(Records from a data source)
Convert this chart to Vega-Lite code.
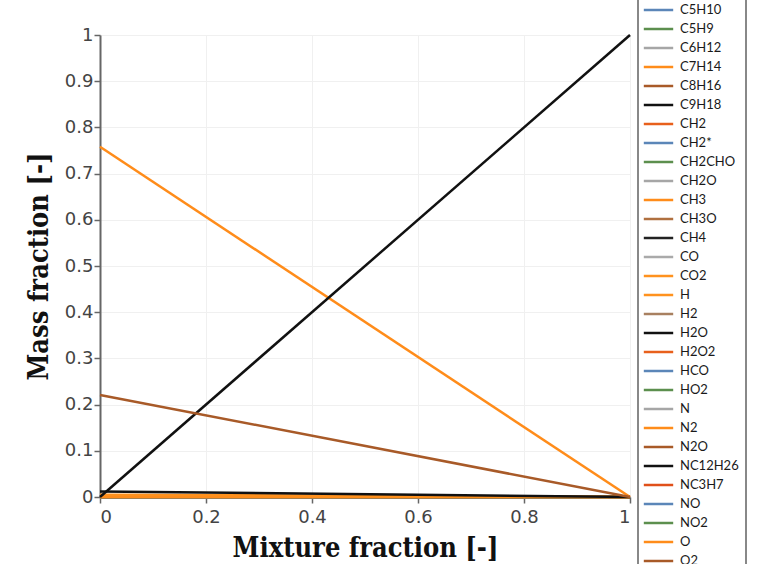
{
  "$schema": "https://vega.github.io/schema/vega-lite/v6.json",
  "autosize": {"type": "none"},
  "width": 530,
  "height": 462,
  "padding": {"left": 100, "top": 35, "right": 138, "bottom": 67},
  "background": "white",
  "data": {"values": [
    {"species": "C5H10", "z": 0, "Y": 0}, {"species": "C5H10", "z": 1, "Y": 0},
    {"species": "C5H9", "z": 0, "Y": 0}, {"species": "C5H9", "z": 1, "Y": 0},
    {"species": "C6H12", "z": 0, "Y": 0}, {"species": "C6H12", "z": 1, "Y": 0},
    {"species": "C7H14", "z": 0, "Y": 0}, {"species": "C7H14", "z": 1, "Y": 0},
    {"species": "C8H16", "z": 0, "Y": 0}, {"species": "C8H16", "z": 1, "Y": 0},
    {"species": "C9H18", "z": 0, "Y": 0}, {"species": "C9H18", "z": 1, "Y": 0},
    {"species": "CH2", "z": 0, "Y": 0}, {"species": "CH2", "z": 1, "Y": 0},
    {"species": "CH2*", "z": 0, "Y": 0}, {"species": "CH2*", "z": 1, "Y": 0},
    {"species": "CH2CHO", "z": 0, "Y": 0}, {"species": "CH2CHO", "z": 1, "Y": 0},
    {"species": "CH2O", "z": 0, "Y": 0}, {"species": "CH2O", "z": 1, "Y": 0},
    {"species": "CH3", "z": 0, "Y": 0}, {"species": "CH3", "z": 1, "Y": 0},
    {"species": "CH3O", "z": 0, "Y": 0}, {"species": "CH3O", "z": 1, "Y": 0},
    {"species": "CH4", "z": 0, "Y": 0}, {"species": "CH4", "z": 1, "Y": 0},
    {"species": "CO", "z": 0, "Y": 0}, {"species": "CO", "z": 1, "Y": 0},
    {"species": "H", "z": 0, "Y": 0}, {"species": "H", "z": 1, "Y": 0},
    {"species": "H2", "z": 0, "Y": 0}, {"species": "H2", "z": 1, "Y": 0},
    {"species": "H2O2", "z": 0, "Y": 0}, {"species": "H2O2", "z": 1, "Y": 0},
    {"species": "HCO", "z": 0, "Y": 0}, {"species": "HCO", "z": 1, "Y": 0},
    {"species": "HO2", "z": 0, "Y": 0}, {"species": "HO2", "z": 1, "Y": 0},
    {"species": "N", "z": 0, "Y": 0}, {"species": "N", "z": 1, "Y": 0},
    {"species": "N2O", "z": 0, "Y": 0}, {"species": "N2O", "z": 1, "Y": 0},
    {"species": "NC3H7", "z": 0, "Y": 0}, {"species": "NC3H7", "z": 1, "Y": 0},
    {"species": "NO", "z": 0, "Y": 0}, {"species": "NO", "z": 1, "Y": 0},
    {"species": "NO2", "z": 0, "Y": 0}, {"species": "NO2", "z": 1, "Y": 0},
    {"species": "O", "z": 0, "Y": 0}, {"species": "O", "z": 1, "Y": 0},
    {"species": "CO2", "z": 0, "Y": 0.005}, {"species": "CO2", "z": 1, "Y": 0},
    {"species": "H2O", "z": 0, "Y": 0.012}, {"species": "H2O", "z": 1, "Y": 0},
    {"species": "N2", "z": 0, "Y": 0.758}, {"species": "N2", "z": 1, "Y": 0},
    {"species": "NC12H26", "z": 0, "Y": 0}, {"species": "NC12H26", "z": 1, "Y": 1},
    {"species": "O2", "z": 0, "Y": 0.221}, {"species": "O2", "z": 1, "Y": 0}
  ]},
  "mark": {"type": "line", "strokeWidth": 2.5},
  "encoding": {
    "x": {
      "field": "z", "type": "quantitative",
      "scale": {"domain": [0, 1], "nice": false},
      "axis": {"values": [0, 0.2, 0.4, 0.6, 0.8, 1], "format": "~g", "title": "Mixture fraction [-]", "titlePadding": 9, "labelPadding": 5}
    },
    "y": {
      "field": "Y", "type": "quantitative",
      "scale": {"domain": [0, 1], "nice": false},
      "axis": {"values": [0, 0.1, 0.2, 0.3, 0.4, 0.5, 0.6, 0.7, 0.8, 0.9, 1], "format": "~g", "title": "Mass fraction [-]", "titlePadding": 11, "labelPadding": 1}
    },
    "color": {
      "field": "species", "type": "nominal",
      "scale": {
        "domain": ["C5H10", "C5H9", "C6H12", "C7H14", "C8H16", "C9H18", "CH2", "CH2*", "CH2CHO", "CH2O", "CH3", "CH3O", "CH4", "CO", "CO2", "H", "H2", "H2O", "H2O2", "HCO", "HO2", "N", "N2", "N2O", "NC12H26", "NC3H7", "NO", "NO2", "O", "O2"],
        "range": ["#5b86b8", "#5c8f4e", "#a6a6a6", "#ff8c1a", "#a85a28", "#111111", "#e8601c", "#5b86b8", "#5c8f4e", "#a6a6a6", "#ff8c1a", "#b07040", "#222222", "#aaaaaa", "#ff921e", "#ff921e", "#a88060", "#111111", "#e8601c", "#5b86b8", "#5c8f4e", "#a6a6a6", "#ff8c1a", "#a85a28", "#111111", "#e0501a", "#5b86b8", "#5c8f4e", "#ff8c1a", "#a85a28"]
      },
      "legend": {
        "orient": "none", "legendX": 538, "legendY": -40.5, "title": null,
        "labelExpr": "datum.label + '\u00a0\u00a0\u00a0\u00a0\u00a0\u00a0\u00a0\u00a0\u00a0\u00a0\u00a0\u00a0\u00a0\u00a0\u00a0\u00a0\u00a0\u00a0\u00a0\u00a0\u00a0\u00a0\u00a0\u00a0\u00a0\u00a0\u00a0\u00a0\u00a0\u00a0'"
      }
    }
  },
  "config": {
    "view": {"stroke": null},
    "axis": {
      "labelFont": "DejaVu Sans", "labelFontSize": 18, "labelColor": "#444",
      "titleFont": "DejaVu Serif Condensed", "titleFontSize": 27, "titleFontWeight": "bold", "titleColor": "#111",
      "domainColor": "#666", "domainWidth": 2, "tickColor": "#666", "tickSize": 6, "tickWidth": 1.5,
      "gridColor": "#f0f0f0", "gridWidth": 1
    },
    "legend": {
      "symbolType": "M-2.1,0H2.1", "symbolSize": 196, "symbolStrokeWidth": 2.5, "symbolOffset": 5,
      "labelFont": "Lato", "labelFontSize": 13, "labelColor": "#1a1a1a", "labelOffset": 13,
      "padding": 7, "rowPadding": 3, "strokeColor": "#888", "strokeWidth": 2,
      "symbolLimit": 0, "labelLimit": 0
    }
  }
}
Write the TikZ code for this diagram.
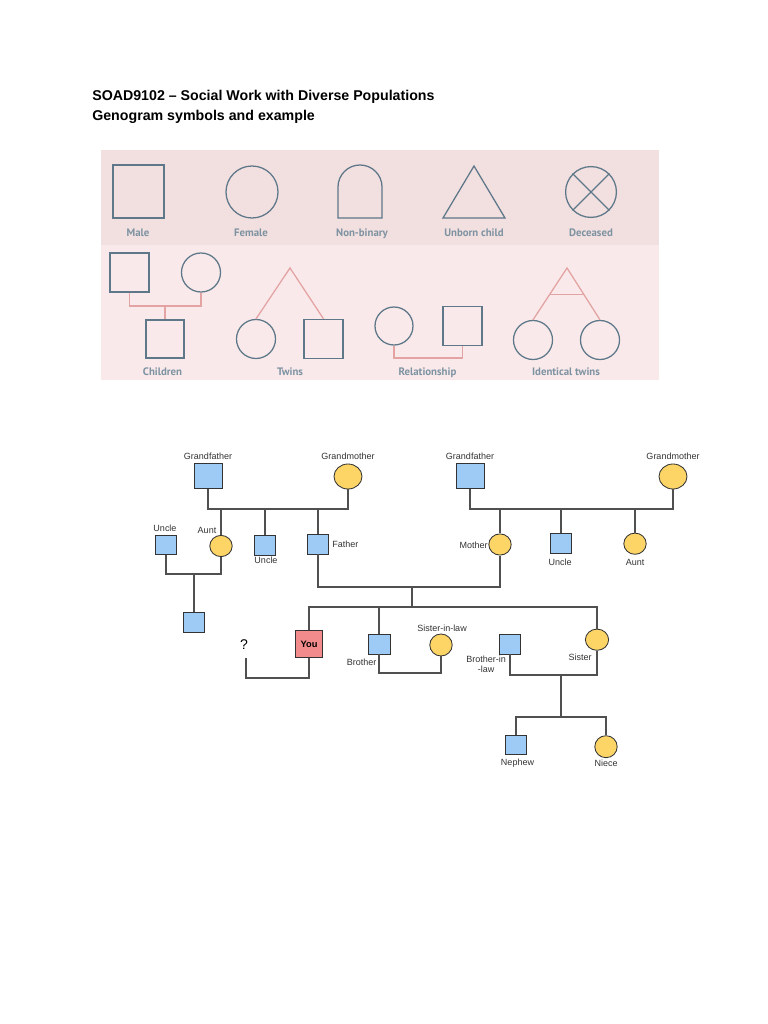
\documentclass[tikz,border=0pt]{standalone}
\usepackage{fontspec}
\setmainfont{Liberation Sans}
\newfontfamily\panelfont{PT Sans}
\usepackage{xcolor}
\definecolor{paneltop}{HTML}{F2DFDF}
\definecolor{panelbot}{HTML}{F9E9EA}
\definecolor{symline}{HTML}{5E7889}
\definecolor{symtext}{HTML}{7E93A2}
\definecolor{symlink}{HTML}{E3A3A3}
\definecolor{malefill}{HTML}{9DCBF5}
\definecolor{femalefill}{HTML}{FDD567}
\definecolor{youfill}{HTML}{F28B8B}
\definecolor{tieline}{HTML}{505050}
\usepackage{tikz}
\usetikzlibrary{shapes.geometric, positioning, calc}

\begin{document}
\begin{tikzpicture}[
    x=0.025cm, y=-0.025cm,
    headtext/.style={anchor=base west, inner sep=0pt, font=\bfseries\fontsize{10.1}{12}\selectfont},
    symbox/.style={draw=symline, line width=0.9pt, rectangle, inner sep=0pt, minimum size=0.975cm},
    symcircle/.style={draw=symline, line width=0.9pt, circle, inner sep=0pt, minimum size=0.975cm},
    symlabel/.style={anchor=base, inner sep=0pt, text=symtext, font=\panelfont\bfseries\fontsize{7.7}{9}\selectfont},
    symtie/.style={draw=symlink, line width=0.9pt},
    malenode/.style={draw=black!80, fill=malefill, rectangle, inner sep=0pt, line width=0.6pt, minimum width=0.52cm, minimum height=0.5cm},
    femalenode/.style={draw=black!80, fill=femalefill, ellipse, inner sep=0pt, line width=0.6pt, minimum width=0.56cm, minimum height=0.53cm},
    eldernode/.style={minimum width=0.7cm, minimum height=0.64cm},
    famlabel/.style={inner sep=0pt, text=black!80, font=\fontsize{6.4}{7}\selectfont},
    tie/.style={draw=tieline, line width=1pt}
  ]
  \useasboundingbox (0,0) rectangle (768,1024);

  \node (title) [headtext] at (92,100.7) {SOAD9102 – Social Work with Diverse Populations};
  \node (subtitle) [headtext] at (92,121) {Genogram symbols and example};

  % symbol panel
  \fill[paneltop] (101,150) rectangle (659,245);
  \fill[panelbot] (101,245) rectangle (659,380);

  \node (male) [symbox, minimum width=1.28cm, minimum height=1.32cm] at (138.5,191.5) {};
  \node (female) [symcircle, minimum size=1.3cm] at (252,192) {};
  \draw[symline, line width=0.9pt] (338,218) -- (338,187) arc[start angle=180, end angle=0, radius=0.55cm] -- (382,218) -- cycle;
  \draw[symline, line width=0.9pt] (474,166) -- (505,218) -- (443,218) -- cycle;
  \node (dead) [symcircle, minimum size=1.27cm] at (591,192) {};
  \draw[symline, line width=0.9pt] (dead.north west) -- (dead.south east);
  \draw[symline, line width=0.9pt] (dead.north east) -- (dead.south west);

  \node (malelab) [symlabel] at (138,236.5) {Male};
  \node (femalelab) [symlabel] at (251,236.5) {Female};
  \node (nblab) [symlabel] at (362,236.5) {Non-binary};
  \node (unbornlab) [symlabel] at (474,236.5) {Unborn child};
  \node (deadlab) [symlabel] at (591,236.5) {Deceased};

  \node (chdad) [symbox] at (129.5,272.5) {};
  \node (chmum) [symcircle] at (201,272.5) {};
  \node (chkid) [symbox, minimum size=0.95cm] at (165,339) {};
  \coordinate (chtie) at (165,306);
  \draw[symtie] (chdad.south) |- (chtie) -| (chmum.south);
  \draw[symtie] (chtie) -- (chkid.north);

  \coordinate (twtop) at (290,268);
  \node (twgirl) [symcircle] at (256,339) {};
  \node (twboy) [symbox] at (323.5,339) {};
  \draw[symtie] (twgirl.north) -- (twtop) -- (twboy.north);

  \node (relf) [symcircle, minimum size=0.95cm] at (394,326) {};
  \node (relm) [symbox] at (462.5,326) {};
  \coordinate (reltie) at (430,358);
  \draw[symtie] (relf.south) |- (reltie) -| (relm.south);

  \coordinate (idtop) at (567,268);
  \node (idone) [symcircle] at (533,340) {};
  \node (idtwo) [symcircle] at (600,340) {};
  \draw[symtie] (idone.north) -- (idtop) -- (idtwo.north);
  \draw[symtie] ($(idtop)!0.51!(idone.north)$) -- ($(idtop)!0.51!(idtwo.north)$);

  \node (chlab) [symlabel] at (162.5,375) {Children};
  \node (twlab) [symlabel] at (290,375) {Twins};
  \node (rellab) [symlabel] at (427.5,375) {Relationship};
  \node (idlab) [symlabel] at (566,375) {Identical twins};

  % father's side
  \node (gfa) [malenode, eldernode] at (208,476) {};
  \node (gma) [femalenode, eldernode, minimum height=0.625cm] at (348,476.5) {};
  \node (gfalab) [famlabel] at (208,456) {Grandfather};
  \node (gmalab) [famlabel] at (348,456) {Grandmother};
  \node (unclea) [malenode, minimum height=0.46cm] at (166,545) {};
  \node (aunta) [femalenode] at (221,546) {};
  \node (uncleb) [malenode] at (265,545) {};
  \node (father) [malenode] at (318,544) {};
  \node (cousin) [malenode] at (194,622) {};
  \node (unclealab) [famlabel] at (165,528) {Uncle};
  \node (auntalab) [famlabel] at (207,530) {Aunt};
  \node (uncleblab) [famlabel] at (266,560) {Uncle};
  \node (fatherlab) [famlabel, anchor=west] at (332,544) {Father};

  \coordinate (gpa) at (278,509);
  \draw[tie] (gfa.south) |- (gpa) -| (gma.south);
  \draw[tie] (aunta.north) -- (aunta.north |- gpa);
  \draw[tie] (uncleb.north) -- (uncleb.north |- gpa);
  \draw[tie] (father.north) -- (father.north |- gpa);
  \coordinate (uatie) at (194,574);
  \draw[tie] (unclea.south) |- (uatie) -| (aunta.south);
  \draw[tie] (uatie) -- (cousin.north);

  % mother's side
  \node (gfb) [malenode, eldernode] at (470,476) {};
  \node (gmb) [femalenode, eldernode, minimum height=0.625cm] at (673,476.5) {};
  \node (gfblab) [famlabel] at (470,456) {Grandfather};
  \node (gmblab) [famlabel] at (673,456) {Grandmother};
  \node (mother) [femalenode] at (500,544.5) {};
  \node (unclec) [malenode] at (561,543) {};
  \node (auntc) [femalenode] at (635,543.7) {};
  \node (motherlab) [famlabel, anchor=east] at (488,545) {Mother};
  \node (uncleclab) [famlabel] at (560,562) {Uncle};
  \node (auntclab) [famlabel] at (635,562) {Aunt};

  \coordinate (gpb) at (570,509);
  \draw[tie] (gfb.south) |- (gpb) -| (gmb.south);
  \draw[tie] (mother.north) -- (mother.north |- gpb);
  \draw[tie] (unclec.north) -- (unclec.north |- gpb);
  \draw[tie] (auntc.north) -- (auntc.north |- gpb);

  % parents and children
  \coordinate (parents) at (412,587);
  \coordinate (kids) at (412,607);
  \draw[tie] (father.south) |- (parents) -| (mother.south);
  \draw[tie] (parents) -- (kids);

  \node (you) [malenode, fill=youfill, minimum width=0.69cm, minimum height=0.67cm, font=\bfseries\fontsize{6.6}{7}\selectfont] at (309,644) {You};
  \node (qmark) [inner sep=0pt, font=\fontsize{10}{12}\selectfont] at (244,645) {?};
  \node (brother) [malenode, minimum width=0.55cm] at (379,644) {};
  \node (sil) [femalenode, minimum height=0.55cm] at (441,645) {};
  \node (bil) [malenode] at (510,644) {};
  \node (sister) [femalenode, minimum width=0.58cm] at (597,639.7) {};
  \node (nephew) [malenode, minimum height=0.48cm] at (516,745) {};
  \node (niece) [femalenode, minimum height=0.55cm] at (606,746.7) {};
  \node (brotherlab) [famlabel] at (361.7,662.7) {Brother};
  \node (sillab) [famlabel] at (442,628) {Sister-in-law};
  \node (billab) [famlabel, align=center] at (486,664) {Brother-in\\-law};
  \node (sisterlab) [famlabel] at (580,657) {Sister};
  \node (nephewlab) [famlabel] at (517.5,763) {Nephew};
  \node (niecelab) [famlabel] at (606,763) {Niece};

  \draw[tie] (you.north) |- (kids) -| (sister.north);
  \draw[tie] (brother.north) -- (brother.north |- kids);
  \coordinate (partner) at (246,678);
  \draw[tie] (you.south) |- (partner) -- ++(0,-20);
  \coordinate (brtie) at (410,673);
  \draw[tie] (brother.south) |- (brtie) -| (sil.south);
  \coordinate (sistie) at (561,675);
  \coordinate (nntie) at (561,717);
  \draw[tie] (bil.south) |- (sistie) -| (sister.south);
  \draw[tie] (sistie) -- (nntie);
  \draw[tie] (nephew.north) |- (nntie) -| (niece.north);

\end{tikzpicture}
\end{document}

*Exercise task*
Search the entries for the word "code", then list each line that holds it.

*Solution to this task*
Convert this chart to Vega-Lite code.
Write the TikZ code for this diagram.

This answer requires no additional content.